Will Supply Chain BI Work For Your Company?June 1, 2011 No Comments
If you want to effectively manage your supply chain, you have to invest in business intelligence (BI) software.
That’s the word from the Aberdeen Group, which conducted a survey of 149 supply chain professionals in March and April 2011. The report, “Business Intelligence Command and Control Center for the Chief Supply Chain Officer,” looked at the challenges enterprises face in managing their complex, global business operations. The report also identified the top strategic actions that top companies are taking to operate more efficiently through business intelligence.
According to the survey respondents, the main issues that drive BI initiatives include increasing the complexity of global operations; the lack of visibility into the supply chain; a need to improve top line revenue; and increased exposure to risk in the supply chain.
But even though more than half (57%) of the execs said a major problem was lack of visibility into the supply chain, only a third (33%) of supply chain professionals from large organizations said their companies have had supply chain business intelligence initiatives in place for two years or more. But in small and mid-size companies that number drops to 20%.
Over at IT Jungle, Dan Burger says business intelligence has to do with brains and bucks. But that doesn’t mean that spending the big bucks on just any BI software is necessarily the way to go, he says.
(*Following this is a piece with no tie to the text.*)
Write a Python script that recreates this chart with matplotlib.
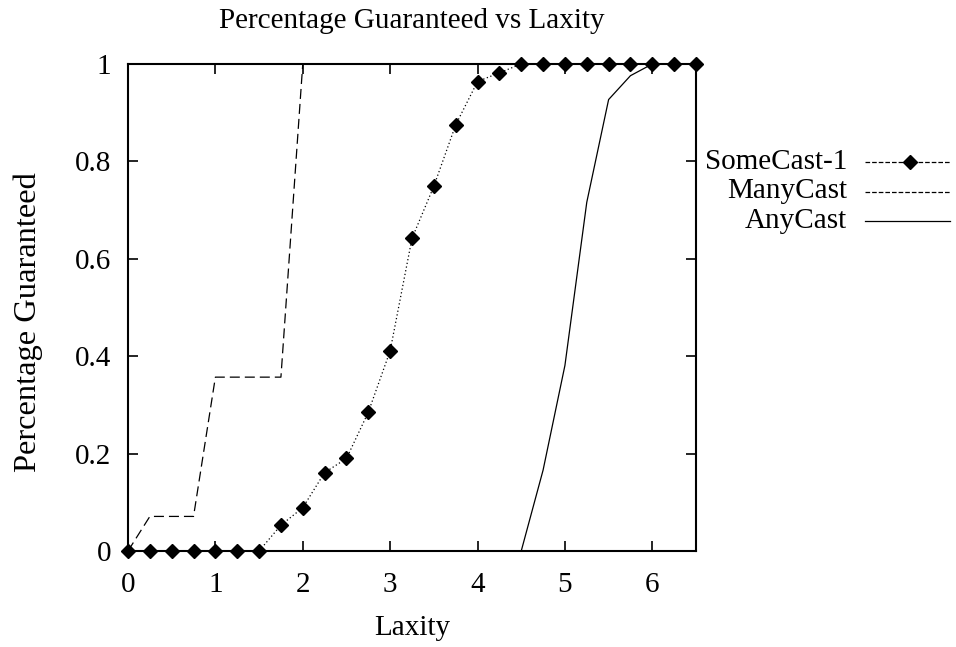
import numpy as np
import matplotlib
matplotlib.use("Agg")
import matplotlib.pyplot as plt
from matplotlib.lines import Line2D

plt.rcParams['font.family'] = ['Liberation Serif', 'DejaVu Serif']
plt.rcParams['font.size'] = 21

# SomeCast-1 sampled every 0.25 of laxity
some_x = np.arange(27) * 0.25
some_y = [0, 0, 0, 0, 0, 0, 0, 0.053, 0.089, 0.161, 0.190, 0.285, 0.411,
          0.642, 0.749, 0.875, 0.964, 0.982, 1, 1, 1, 1, 1, 1, 1, 1, 1]

many_x = [0, 0.25, 0.75, 1.0, 1.75, 2.0]
many_y = [0, 0.071, 0.071, 0.357, 0.357, 1.0]

any_x = [4.5, 4.75, 5.0, 5.25, 5.5, 5.75, 6.0, 6.25, 6.5]
any_y = [0, 0.166, 0.381, 0.716, 0.927, 0.976, 1.0, 1.0, 1.0]

labels = ['SomeCast-1', 'ManyCast', 'AnyCast']

W, H = 956, 647
fig = plt.figure(figsize=(W / 100, H / 100), dpi=100)
ax = fig.add_axes([128 / W, 1 - 551 / H, (696 - 128) / W, (551 - 64) / H])

l1, = ax.plot(some_x, some_y, color='black', lw=0.9, ls=(0, (1, 2)),
              marker='D', ms=7, clip_on=False, zorder=4)
l2, = ax.plot(many_x, many_y, color='black', lw=0.9, ls=(0, (8, 4)))
l3, = ax.plot(any_x, any_y, color='black', lw=0.9, ls='-')

ax.set_xlim(0, 6.5)
ax.set_ylim(0, 1)
ax.set_xticks(range(7))
ax.set_yticks([0, 0.2, 0.4, 0.6, 0.8, 1.0])
ax.set_yticklabels(['0', '0.2', '0.4', '0.6', '0.8', '1'])
ax.tick_params(direction='in', length=7.2, width=1.2, top=True, right=True)
ax.tick_params(axis='x', pad=15)
ax.tick_params(axis='y', pad=12)
for s in ax.spines.values():
    s.set_linewidth(1.5)

ax.set_title('Percentage Guaranteed vs Laxity', fontsize=21, pad=26)
ax.set_xlabel('Laxity')
ax.xaxis.label.set_va('baseline')
ax.xaxis.set_label_coords(0.5, -0.1725)
ax.set_ylabel('Percentage Guaranteed', fontsize=23.4)
ax.yaxis.set_label_coords(-0.15, 0.47)

# gnuplot style key: right-aligned text, sample to its right
handles = [l1, l2, l3]
for i, (h, lab) in enumerate(zip(handles, labels)):
    ypx = 162 + 29.5 * i
    yf = 1 - ypx / H
    fig.text(847 / W, yf, lab, ha='right', va='center')
    fig.add_artist(Line2D([865 / W, 950 / W], [yf, yf], color='black',
                          lw=0.9, ls=h.get_linestyle()))
    if i == 0:
        fig.add_artist(Line2D([910 / W], [yf], color='black', marker='D', ms=7))

fig.savefig('out.png', dpi=100)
To prove his point, Burger says that companies running their critical supply chain apps on an IBM i platform still have the same problems “related to organizational and process management, along with technology management, as any other organization.” So what you get with a BI solution isn’t always what you hoped you’d get, Burger says.
According to Aberdeen, to operate more efficiently, be successful and increase revenue companies must implement BI software that meets their needs. “Being able to take control of or respond to disruptive events is critical for top-performing companies to differentiate themselves further from their competitors,” according to Nari Viswanathan, the author of the report. “Control can be achieved with the help of tools such as workflow and escalation mechanisms in addition to mere tracking of events, setting up role-based alerts and the increasing use of supply chain BI.”
Additionally, Aberdeen recommends that companies selecting a BI provider adopt the following criteria:
- Ease of use: The software should be easy to use for business users as well as supply chain analysts.
- Supply chain expertise: The software vendor should be able to demonstrate expertise in supply chain as well as in working with companies that are similar to yours in size.
- Hidden costs: You shouldn’t have to pay extra for modular add-ons or licenses for additional users that can increase maintenance costs.
- Risks: Ask for client references to ensure the provider can complete the implementation as seamlessly as possible.
- Impact on IT: The implementation shouldn’t bog down your IT department. So look for rapid deployment packages.
- Avoid obsolete technology
- Enabling collaboration with your trading partners: The solution should support a multi-enterprise collaboration out of the box.
- Integration: Ensure that the software can extract reports from the underlying database so it can more easily integrate with different applications like your ERP system.